1. We Plotted A Safe Route
If you’re going to let your little bird flutter out of the nest, better check the surroundings first. The most direct route from home to school may not be the safest. This didn’t occur to my parents, who shoved me out the door, told me to turn left at the end of our driveway and walk until I got to the correct brick building.
That route was easy to remember, but it took me past a warehouse that exhaled a stream of rumbling tractor trailers and a creepy old house whose owners let their twin Dobermans roam the property to aggressively investigate grade school students. But that was the ’80s, back when children were still seen as replaceable widgets instead of unique angels. Parents are a little more hands on these days.
I advise you to find a route that sticks to quiet streets lined by sidewalks. Look for intersections with traffic lights when it’s time to cross arterial roads. Walk the route you have in mind on a weekday morning. Set your danger radar to “high,” and be ready to make adjustments as necessary. If it’s nothing but highways and eight-lane streets where you live, you’ll have to take the half-n-half approach — driving until the streets settle down near the school, then a curbside drop off, followed by a tear-blurred drive to the office.
2. We Located a Backup Route for Inevitable Detours
I know. We just picked a route. But the best-laid plans of mice and men do not account for a utility crew digging up the street, or for a terrified deer leaping around the intersection of Fifth and Main, or for a landscaping crew force-feeding an oak tree into a wood chipper.
At some point during the school year, your kid will likely have to leave the agreed-upon route. Things can go haywire in that situation. The houses look wrong, the yards are full of strange plants and none of the parked cars are familiar. If your child is cool and calm in unfamiliar circumstances, consider yourself lucky. If your child, like mine, wigs out when the plan falls apart, you need to prepare her ahead of time.
Teach her the streets that parallel the main route and how to snake back to the safe crossings. Remind her that it’s better to be late to school by a few minutes than to be out of school for months in traction because she left the route and lost a Frogger match with a commuter on a Vespa.
3. We Used “The Walking School Bus” Method
If a more gentle transition will keep your heart rate lower, sell your child on the idea of what I like to call “The walking school bus”. This is where a group of classmates meet at a designated spot and chatter their way toward school as a lone adult follows, playing the role of Sam the sheepdog. Frumpy, hair a mess, seemingly oblivious but actually ever vigilant.

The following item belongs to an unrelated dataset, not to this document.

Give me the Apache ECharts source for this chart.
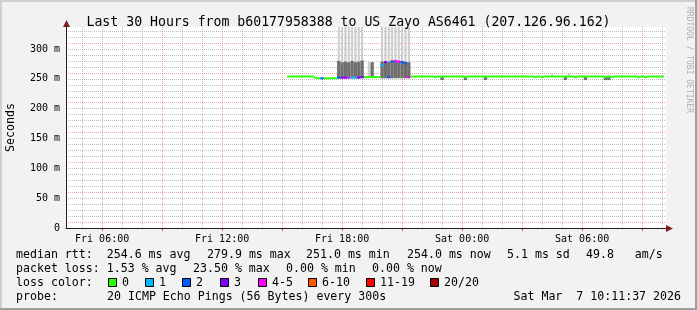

The walking school bus requires a bit of cross-family logistics. Ideally, at least two or three other families can join up with yours, so the grown ups can share the burden of herding a group of fourth graders through rush hour traffic.
In my experience, you will shout things like, “Look both ways!” and “Wait for the walk sign!” and “No tap dancing on the curb!” while the children ignore you. But you’ll be on hand if a something terrifying happens, like Pennywise offering someone a sewer balloon.
4. We Had Her Form A “Voltron” With Her Friends
This is the radder cousin of the buddy system. The elite pilots who flew the roaring-lion space ships were a super force of specially trained fighters. But it was only when they worked together that they could create Voltron, Defender of the Universe
Your son may be a green belt in karate, and his buddy Kenny may be the leading goal scorer on their soccer team. Maybe their other friend Tommy is a chess champion and his cousin drains three-pointers like Steph Curry. Those are useful skills on their own, but add them together and you have an unstoppable force. Think of it as socialism that kicks ass.
Forming Voltron is the next step toward independence, after the walking school bus. It’s the stage our daughter is in now. She and my wife walk out the door, my daughter transforms into Voltron’s left arm, and my wife continues to the group. If they’ve left late, they hurry to catch the group. But if the group is too far ahead, our daughter is stuck with boring old mom.
Neither of us is ready for the kid to walk alone. There’s safety — or at least an opportunity for logic to interrupt daydreams — in numbers.
5. We Got to Know the People and Places Along the Route
If you’re lucky, the school system has hired a few crossing guards. Learn their names. Ask what their shifts are, and who might sub for them if they catch the sniffles. Explain that your kid will be walking to school without parental supervision. They’ll appreciate the heads up and know to pay a little closer attention.
If a crossing guard isn’t available, look around as you walk. Is there a church or a library? A fire station? A building with a Safe Place sign? Go in and introduce yourself and your kid. Make it clear that you’re not asking the adults there to take over your role as parent; you’re just ensuring your kid knows where to find help if something derails the walk to school.
It’s also good idea to let your kid’s teacher — and other school employees who are at the morning drop-off — know about the arrangement as well. That way, if a kid shows up crying or bleeding or missing his shoes, the school’s adults will know that something has gone horribly wrong.
Privately, and separately, you can ask these folks, and any neighbors you happen to know, to report back to you. Just a minute ago, I got an email from a mom in my daughter’s Voltron group detailing what neighborhood spies have told her. It seems these kids can do three-digit multiplication but can’t look both ways at the dang corner!
Told you they were ignoring me when I was driving the walking school bus. Maybe if I followed along in the car, real slow-like, shouting encouragement. “I saw you look both ways finally! I’m so proud of you, honey! What a big girl!” Nah, probably shouldn’t. She might link up with her friends and Voltron my creaky old bones to dust.